### DATASET EXCERPTS:

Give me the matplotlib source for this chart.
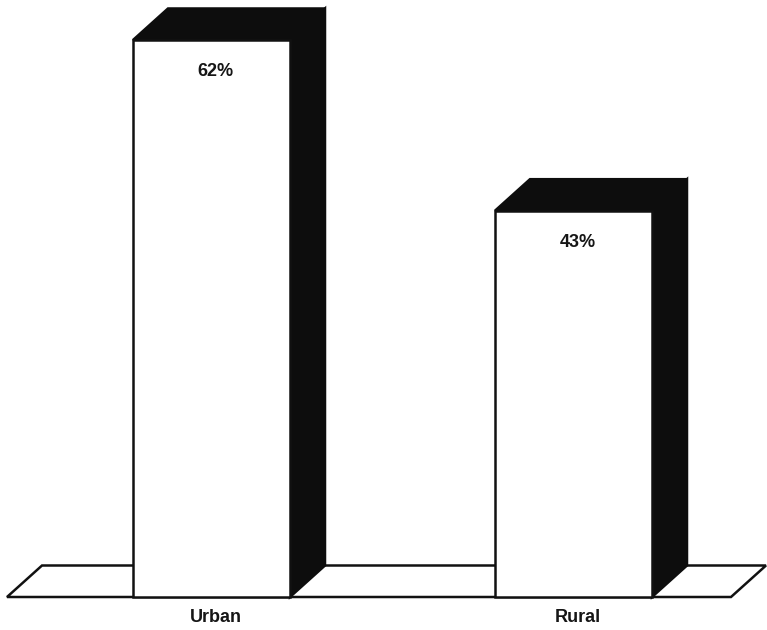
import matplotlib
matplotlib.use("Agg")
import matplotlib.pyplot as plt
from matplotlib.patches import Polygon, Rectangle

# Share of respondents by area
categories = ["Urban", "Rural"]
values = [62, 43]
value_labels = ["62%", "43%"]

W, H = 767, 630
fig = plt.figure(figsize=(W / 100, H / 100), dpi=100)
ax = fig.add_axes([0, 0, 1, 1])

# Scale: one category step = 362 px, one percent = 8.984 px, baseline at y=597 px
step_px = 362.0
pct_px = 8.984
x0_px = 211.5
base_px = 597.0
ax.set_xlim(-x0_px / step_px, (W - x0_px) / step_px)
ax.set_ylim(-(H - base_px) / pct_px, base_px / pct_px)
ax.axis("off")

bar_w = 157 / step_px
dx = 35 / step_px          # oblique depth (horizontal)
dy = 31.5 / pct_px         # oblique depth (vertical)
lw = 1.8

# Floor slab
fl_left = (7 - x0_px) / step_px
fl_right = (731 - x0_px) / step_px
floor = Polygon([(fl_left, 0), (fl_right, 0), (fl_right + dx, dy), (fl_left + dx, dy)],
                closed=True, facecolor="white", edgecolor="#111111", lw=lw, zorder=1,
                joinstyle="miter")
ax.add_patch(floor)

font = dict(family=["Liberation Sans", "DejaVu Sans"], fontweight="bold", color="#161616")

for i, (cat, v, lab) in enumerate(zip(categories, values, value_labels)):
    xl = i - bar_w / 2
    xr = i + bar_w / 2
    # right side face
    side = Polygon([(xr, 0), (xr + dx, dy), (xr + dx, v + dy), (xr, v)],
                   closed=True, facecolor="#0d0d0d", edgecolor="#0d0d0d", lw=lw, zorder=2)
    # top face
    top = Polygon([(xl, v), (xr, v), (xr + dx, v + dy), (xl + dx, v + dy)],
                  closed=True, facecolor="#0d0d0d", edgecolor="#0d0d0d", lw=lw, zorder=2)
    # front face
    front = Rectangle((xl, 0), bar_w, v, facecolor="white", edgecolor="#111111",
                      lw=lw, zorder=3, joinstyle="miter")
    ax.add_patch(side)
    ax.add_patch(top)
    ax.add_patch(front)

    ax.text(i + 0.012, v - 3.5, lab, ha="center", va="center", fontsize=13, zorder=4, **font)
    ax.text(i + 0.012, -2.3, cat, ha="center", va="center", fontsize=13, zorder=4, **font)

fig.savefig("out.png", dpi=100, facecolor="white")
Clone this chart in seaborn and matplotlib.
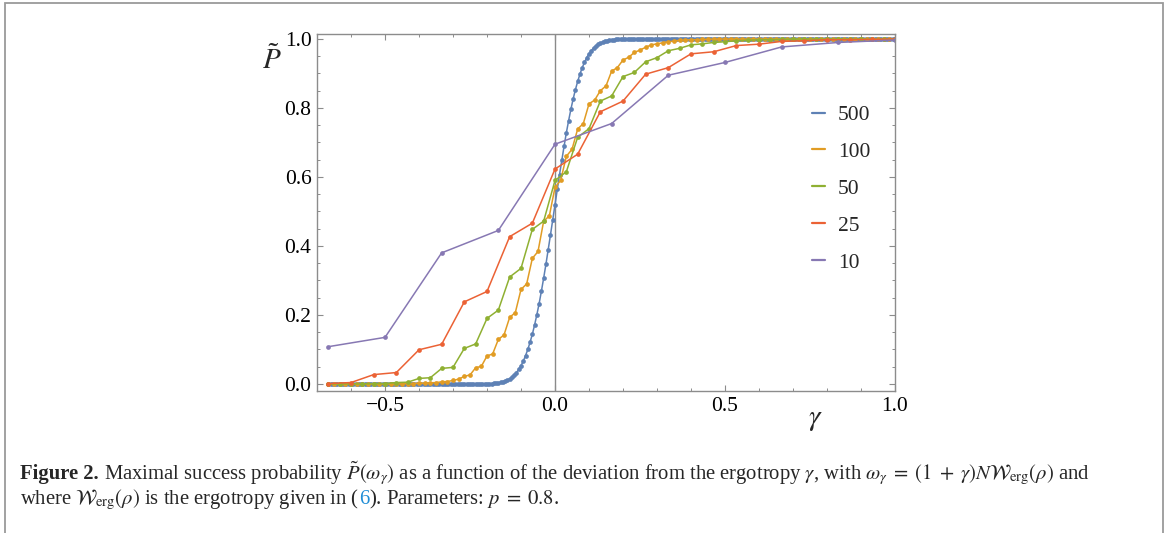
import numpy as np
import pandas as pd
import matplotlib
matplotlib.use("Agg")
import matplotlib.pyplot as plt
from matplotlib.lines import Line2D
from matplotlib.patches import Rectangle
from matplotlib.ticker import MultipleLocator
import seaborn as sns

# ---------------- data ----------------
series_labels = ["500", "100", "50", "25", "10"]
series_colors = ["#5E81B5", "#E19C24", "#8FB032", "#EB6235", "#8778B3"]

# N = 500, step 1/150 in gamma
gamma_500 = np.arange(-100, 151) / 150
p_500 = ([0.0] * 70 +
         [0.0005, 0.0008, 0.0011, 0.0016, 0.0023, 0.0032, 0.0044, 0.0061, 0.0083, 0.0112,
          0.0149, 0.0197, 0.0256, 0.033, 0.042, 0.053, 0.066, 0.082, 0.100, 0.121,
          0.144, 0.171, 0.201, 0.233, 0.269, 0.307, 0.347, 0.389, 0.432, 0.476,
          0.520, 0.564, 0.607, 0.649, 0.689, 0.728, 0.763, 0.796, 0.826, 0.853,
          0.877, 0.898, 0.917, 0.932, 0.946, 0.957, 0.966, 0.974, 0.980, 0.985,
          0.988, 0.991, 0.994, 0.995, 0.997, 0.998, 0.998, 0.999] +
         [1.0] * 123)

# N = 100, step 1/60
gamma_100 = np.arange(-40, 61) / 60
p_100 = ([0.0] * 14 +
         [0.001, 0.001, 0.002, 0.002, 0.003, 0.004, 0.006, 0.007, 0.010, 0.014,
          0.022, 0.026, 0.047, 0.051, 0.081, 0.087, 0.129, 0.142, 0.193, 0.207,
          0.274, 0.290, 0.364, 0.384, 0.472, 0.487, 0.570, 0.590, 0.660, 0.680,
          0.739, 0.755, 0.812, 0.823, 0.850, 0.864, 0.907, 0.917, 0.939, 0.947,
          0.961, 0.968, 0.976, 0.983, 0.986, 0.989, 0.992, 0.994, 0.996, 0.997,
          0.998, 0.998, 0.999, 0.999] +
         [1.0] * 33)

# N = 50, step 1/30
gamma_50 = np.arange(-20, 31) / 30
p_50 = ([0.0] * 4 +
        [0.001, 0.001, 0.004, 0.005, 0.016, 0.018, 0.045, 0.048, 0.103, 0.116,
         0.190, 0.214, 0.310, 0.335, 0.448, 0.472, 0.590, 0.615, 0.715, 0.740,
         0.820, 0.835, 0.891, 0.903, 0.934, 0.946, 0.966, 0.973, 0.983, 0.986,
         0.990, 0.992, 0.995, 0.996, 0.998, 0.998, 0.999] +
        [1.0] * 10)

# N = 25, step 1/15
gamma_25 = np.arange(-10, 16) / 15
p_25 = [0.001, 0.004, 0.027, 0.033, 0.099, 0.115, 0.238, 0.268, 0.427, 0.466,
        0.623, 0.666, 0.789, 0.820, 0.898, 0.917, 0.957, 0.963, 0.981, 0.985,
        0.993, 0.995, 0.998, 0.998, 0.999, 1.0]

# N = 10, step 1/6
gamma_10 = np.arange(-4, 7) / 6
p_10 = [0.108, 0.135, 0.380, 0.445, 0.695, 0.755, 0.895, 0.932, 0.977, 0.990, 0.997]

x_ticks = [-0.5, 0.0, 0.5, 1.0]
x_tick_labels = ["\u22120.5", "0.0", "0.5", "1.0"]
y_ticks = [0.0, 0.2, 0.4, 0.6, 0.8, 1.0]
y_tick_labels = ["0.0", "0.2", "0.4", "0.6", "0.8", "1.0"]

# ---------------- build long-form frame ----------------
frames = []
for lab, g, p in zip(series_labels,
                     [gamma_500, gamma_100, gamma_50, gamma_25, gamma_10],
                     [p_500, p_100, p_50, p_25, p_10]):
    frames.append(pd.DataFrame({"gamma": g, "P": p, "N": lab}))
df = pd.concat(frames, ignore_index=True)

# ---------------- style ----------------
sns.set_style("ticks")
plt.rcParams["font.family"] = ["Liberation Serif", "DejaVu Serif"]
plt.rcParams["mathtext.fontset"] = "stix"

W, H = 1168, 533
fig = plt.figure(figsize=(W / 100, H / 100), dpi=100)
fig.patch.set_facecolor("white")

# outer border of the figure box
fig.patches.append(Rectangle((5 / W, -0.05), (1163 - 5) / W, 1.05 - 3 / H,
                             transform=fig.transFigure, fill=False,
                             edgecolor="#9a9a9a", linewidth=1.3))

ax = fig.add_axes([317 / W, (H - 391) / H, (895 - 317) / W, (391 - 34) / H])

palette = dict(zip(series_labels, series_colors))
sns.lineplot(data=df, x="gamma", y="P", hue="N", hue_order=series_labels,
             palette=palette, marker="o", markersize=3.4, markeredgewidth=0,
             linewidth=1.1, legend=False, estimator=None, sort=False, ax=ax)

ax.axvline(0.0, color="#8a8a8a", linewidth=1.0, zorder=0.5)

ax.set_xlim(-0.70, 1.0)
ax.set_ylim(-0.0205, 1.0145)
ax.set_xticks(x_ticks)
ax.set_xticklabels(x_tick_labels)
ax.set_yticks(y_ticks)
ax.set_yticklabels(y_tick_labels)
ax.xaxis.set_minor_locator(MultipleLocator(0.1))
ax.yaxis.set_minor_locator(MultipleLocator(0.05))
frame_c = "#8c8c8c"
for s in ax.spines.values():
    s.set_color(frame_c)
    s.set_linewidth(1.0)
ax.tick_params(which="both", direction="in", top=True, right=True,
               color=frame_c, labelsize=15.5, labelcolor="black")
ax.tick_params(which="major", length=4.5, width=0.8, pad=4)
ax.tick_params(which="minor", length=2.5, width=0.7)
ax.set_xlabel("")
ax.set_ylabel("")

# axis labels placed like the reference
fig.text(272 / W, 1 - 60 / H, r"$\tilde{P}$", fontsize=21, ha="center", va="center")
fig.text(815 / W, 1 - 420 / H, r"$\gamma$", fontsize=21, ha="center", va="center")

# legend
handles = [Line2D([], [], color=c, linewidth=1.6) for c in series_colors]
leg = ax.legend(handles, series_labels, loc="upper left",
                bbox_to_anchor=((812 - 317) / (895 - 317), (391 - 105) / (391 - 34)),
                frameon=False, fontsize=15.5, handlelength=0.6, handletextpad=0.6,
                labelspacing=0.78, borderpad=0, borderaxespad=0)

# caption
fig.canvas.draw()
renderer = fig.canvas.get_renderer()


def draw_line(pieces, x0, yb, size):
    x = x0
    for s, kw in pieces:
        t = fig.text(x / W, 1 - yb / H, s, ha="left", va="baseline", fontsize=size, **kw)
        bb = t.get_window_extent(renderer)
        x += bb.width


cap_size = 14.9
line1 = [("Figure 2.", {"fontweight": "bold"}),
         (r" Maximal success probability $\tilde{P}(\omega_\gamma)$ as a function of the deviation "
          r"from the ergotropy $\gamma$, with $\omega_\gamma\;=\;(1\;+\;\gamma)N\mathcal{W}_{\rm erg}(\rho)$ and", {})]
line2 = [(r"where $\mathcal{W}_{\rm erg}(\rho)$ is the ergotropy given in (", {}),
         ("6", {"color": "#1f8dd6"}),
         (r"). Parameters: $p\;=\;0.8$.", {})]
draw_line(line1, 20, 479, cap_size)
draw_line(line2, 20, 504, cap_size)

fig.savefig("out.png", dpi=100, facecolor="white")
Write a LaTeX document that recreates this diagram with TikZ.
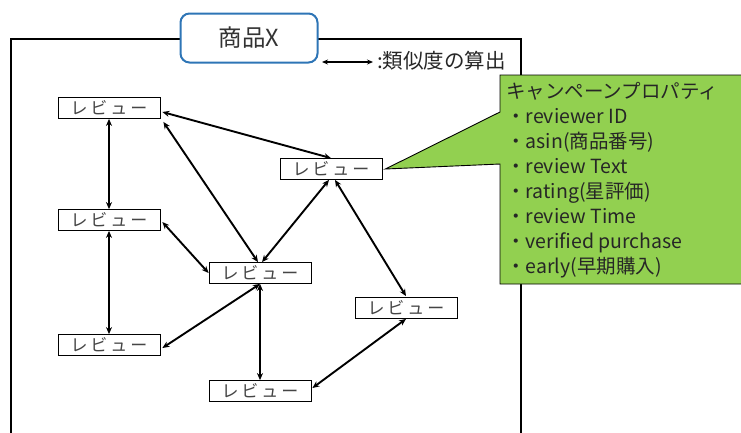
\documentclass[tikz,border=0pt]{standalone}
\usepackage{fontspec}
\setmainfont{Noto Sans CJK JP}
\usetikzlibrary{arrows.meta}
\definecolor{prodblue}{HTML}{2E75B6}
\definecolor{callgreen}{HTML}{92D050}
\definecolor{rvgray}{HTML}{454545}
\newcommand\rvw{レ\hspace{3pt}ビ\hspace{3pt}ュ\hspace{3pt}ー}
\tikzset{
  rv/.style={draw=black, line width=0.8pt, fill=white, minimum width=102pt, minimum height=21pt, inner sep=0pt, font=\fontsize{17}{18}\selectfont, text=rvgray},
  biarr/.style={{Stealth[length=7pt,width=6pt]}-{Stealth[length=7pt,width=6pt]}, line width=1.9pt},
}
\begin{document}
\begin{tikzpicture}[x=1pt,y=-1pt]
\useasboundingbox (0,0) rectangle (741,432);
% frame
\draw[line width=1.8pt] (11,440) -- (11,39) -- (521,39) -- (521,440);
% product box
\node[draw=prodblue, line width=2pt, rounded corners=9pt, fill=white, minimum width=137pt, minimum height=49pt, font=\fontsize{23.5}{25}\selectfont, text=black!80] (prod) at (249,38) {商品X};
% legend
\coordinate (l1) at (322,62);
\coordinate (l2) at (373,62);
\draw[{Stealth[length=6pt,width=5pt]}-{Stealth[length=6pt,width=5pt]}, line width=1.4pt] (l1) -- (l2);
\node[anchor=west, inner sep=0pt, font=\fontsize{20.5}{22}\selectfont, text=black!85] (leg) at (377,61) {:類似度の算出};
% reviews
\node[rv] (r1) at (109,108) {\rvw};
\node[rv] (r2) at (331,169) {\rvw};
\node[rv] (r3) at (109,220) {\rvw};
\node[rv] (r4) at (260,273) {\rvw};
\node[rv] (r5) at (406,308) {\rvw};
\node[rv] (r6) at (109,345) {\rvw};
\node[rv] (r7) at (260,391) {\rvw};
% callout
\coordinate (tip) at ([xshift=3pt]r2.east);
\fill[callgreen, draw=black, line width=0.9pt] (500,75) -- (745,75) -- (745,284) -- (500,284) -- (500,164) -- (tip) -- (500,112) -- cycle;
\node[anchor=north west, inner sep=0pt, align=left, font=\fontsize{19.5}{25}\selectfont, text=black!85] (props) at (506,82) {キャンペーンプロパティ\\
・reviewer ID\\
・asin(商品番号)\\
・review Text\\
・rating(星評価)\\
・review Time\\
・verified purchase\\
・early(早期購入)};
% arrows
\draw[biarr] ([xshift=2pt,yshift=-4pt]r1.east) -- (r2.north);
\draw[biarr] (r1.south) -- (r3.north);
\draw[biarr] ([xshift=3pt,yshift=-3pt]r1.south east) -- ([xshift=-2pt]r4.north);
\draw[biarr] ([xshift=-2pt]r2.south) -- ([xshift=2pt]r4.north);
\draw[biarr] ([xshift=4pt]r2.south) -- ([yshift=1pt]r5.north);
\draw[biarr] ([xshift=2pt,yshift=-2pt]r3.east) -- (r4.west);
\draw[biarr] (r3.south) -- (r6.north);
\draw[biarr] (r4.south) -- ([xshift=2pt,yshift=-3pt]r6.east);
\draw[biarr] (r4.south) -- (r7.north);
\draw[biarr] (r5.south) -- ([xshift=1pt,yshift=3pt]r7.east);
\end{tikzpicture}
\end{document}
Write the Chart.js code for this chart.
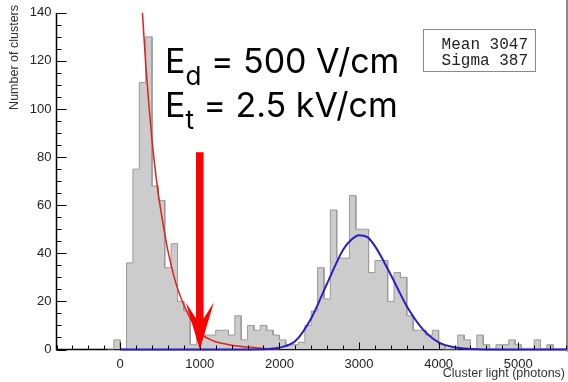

### INSTRUCTIONS TO FOLLOW:
Copy the records above from the first line through the line containing "ax = fig.add_axes([0, 0, 1, 1])", both included, and leave out any pictures.

### TASK SOLUTION:
Give me the matplotlib source for this chart.
import matplotlib
matplotlib.use("Agg")
import matplotlib.pyplot as plt
from matplotlib.patches import Polygon, Rectangle

# Share of respondents by area
categories = ["Urban", "Rural"]
values = [62, 43]
value_labels = ["62%", "43%"]

W, H = 767, 630
fig = plt.figure(figsize=(W / 100, H / 100), dpi=100)
ax = fig.add_axes([0, 0, 1, 1])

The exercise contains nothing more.